Police and other officials trying to understand the District’s rising homicide count have attributed it in part to shootings becoming more lethal, and now they say they may know why. A new study found that more victims are being struck by multiple bullets.
The report by the D.C. Office of the Chief Medical Examiner found that 57 people killed in shootings in the city in 2017 were struck multiple times. That number rose to 74 last year.
“Instead of single gunshots to the legs, we are seeing gunshot wounds going through the chest and abdomen, and causing multiple injuries,” said Mallory Williams, the chief of the division of trauma and critical care at Howard University Hospital.
District officials have partly blamed easy access to illegal weapons that are then used in crimes such as robberies or to settle personal disputes. Authorities said they are seeing fewer killings over drug turf or neighborhood rivalries.
While authorities already look closely at the backgrounds of suspects, the findings have prompted a new effort to study victims, examining factors including economic status, housing, health care, education and any contacts with social programs and interactions with the criminal justice system.
The District hopes to use these profiles to better understand the underlying causes of gun violence and find ways to curtail it. It is part of Mayor Muriel E. Bowser’s (D) broader efforts to confront the homicide spike on two simultaneous fronts: traditional police enforcement coupled with health-based initiatives.
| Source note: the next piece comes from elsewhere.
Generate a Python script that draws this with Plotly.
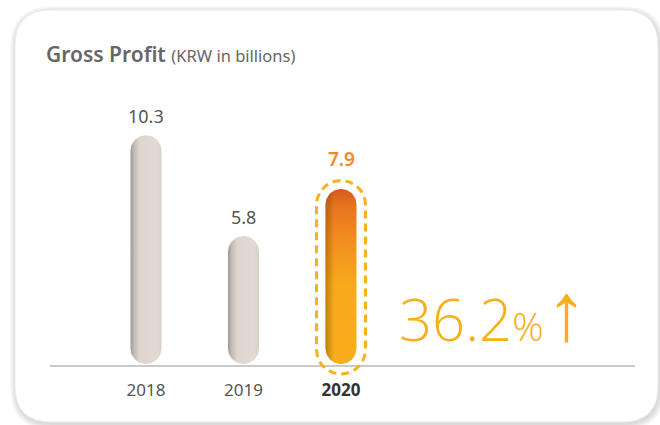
import numpy as np
import plotly.graph_objects as go

# ---- data -------------------------------------------------------------
years = ["2018", "2019", "2020"]
gross_profit = [10.3, 5.8, 7.9]          # KRW in billions
highlight_index = 2                        # the latest year is emphasised

# ---- canvas / scale setup ----------------------------------------------
W, H = 660, 425
X_DOM_PX = (50, 635)        # horizontal extent of the plotting area (px)
Y_DOM_PX = (90, 378)        # top / bottom of the plotting area (px from top)
ZERO_PX = 366               # where y = 0 sits (px from top)
PX_PER_X = 97.5             # distance between neighbouring years
PX_PER_Y = 22.4             # pixels per KRW billion
FIRST_CAT_PX = 146          # centre of the first bar

x_lo = -(FIRST_CAT_PX - X_DOM_PX[0]) / PX_PER_X
x_hi = x_lo + (X_DOM_PX[1] - X_DOM_PX[0]) / PX_PER_X
y_lo = -(Y_DOM_PX[1] - ZERO_PX) / PX_PER_Y
y_hi = (ZERO_PX - Y_DOM_PX[0]) / PX_PER_Y


def pill(cx, y0, y1, half_w_px, n=40):
    """Closed outline of a vertical capsule between data y0 and y1."""
    rx = half_w_px / PX_PER_X
    ry = half_w_px / PX_PER_Y
    top = np.linspace(0, np.pi, n)
    bot = np.linspace(np.pi, 2 * np.pi, n)
    xs = np.concatenate([cx + rx * np.cos(top), cx + rx * np.cos(bot)])
    ys = np.concatenate([(y1 - ry) + ry * np.sin(top), (y0 + ry) + ry * np.sin(bot)])
    return list(xs) + [xs[0]], list(ys) + [ys[0]]


fig = go.Figure()

BAR_HALF_PX = 15.5
BASE_GAP = 2 / PX_PER_Y

for i, (yr, val) in enumerate(zip(years, gross_profit)):
    xs, ys = pill(i, BASE_GAP, val, BAR_HALF_PX)
    if i == highlight_index:
        fig.add_trace(go.Scatter(
            x=xs, y=ys, mode="lines", fill="toself", line=dict(width=0),
            fillgradient=dict(type="vertical", colorscale=[
                [0.0, "#f8ae1b"], [0.45, "#f7a91c"], [0.72, "#f28c20"],
                [0.9, "#e8741f"], [1.0, "#d55a1f"]]),
            hoverinfo="skip", showlegend=False))
        # subtle shading on the left edge
        fig.add_trace(go.Scatter(
            x=xs, y=ys, mode="lines", fill="toself", line=dict(width=0),
            fillgradient=dict(type="horizontal", colorscale=[
                [0.0, "rgba(120,70,0,0.45)"], [0.28, "rgba(120,70,0,0.0)"],
                [1.0, "rgba(120,70,0,0.0)"]]),
            hoverinfo="skip", showlegend=False))
        # dashed capsule around the highlighted bar
        ox, oy = pill(i, -8 / PX_PER_Y, val + 8.5 / PX_PER_Y, BAR_HALF_PX + 9)
        fig.add_trace(go.Scatter(
            x=ox, y=oy, mode="lines",
            line=dict(color="#f9b21e", width=3, dash="8px,5px"),
            hoverinfo="skip", showlegend=False))
    else:
        fig.add_trace(go.Scatter(
            x=xs, y=ys, mode="lines", fill="toself", line=dict(width=0),
            fillgradient=dict(type="horizontal", colorscale=[
                [0.0, "#9d9892"], [0.12, "#c2bcb5"], [0.3, "#dcd6ce"],
                [0.85, "#e0dad2"], [1.0, "#d6d0c8"]]),
            hoverinfo="skip", showlegend=False))

# value labels above bars
for i, val in enumerate(gross_profit):
    hi = i == highlight_index
    fig.add_annotation(
        x=i, y=val, xref="x", yref="y", text=f"{val}",
        showarrow=False, yanchor="middle", yshift=30 if hi else 19,
        font=dict(family="Noto Sans", size=19 if hi else 18,
                  color="#f5891f" if hi else "#555555",
                  weight=600 if hi else 400))

# growth callout: percentage plus an up arrow
growth = (gross_profit[-1] - gross_profit[-2]) / gross_profit[-2] * 100
fig.add_annotation(
    x=(398 - FIRST_CAT_PX) / PX_PER_X, y=48 / PX_PER_Y, xref="x", yref="y",
    xanchor="left", showarrow=False, borderpad=0,
    text=f"{growth:.1f}<span style='font-size:39px'>%</span>",
    font=dict(family="Open Sans", size=58, color="#f9ae1b", weight=300))
fig.add_annotation(
    x=(566 - FIRST_CAT_PX) / PX_PER_X, y=58 / PX_PER_Y, xref="x", yref="y",
    showarrow=False, borderpad=0,
    text="↑",
    font=dict(family="Noto Sans", size=82, color="#f9ae1b", weight=200))

# title
fig.add_annotation(
    x=44 / W, y=1 - 54 / H, xref="paper", yref="paper",
    xanchor="left", yanchor="middle", showarrow=False,
    text=("Gross Profit <span style='font-size:16.5px;font-weight:400'>"
          "(KRW in billions)</span>"),
    font=dict(family="Noto Sans", size=21, color="#666666", weight=600))

# card with soft shadow
def rounded_rect(x0, y0, x1, y1, r):
    px = lambda v: v / W
    py = lambda v: 1 - v / H
    return (f"M {px(x0 + r)},{py(y0)} L {px(x1 - r)},{py(y0)} "
            f"Q {px(x1)},{py(y0)} {px(x1)},{py(y0 + r)} "
            f"L {px(x1)},{py(y1 - r)} Q {px(x1)},{py(y1)} {px(x1 - r)},{py(y1)} "
            f"L {px(x0 + r)},{py(y1)} Q {px(x0)},{py(y1)} {px(x0)},{py(y1 - r)} "
            f"L {px(x0)},{py(y0 + r)} Q {px(x0)},{py(y0)} {px(x0 + r)},{py(y0)} Z")

card = (15, 10, 658, 422, 36)
for k in range(6, 0, -1):
    fig.add_shape(type="path", xref="paper", yref="paper", layer="below",
                  path=rounded_rect(card[0] - k + 1, card[1] - k + 2, card[2] + k + 1,
                                    card[3] + k + 2, card[4] + k),
                  fillcolor="rgba(0,0,0,0.022)", line=dict(width=0))
fig.add_shape(type="path", xref="paper", yref="paper", layer="below",
              path=rounded_rect(*card), fillcolor="#ffffff",
              line=dict(color="#ececec", width=1))

fig.update_layout(
    width=W, height=H, margin=dict(l=0, r=0, t=0, b=0),
    paper_bgcolor="#ffffff", plot_bgcolor="rgba(0,0,0,0)",
    xaxis=dict(domain=[X_DOM_PX[0] / W, X_DOM_PX[1] / W], range=[x_lo, x_hi],
               tickvals=list(range(len(years))),
               ticktext=[f"<b style='color:#333333'>{y}</b>" if i == highlight_index else y
                         for i, y in enumerate(years)],
               tickfont=dict(family="Noto Sans", size=17, color="#555555"),
               showgrid=False, zeroline=False, showline=False, ticks=""),
    yaxis=dict(domain=[1 - Y_DOM_PX[1] / H, 1 - Y_DOM_PX[0] / H], range=[y_lo, y_hi],
               showgrid=False, showticklabels=False, ticks="",
               zeroline=True, zerolinecolor="#c9c9c9", zerolinewidth=1.5),
    showlegend=False,
)

fig.write_html("out.html")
“We have to be good at both policing and healing,” said Kevin Donahue, the deputy mayor for public safety and justice.
The District said the planned Violence Fatality Review Committee could start work in a few months.
Roger Mitchell Jr., the District’s chief medical examiner, said he hopes a better understanding of victims’ backgrounds will help officials “discuss where policies can be improved to decrease fatalities due to violence.” He said the group will look at each victim to see “where this person came into contact with the system and was there an opportunity for the system to have engaged differently or better, and might that have led to a different outcome.”
Killings in the District rose significantly in 2018. That trend is continuing, with a slight rise in homicides so far this year compared to the same period last year.
And although the percentage of victims hit by several bullets went down slightly in 2018 compared with 2017, Mitchell said he is most concerned by the overall number of fatalities. He noted that victims of fatal shootings suffered an average of 4.3 wounds last year, up from 3.8 in 2017.
The grim bottom line, Mitchell said, is “more people are rolling through our doors with multiple gunshot wounds.” The research also found that when victims of fatal shootings are struck by just one bullet, more of those wounds are to the head.
The study builds on findings from 2018 that showed more people are using guns in crimes such as robberies and assaults, leading to more deadly outcomes. They have also said there are more large-caliber guns holding large amounts of ammunition.
The apparent shift in motives has led to new challenges for authorities trying to stop the violence. The District employs programs to identify pockets of tension, including “Violence Interrupters” who immerse themselves in neighborhoods to learn about grievances and talk of retaliation.
But disputes between people who know each other, Donahue said, “are more difficult to anticipate.”
Donahue said an initiative to fund a nonprofit organization to open three trauma counseling sessions in areas hard hit by violence could help identify and resolve some of those personal conflicts.
Mitchell said he has already shifted the focus of the medical examiner’s bereavement center to calm people angry over killings. “Grief is a form of trauma,” he said, “and people who have unresolved grief have a higher propensity toward acting out in violence behavior.”
Williams, the trauma chief at Howard University Hospital, said the review board could help his doctors as well as city agencies better understand why the violence is happening, and treat it as a public health crisis. He cited one challenge facing the District — gentrification — that is rapidly altering the landscape of many neighborhoods, pushing out residents, and shifting crime patterns that can create tension.
“D.C. is a dynamic city, and it’s going through an evolution in terms of construction and an increase in population,” Williams said. “What we have to focus on is how we measure the community’s well-being, in all our wards. This has to be front and center in the public policy conversation if we’re going to effectively address violent crime.”
John D. Harden contributed to this report.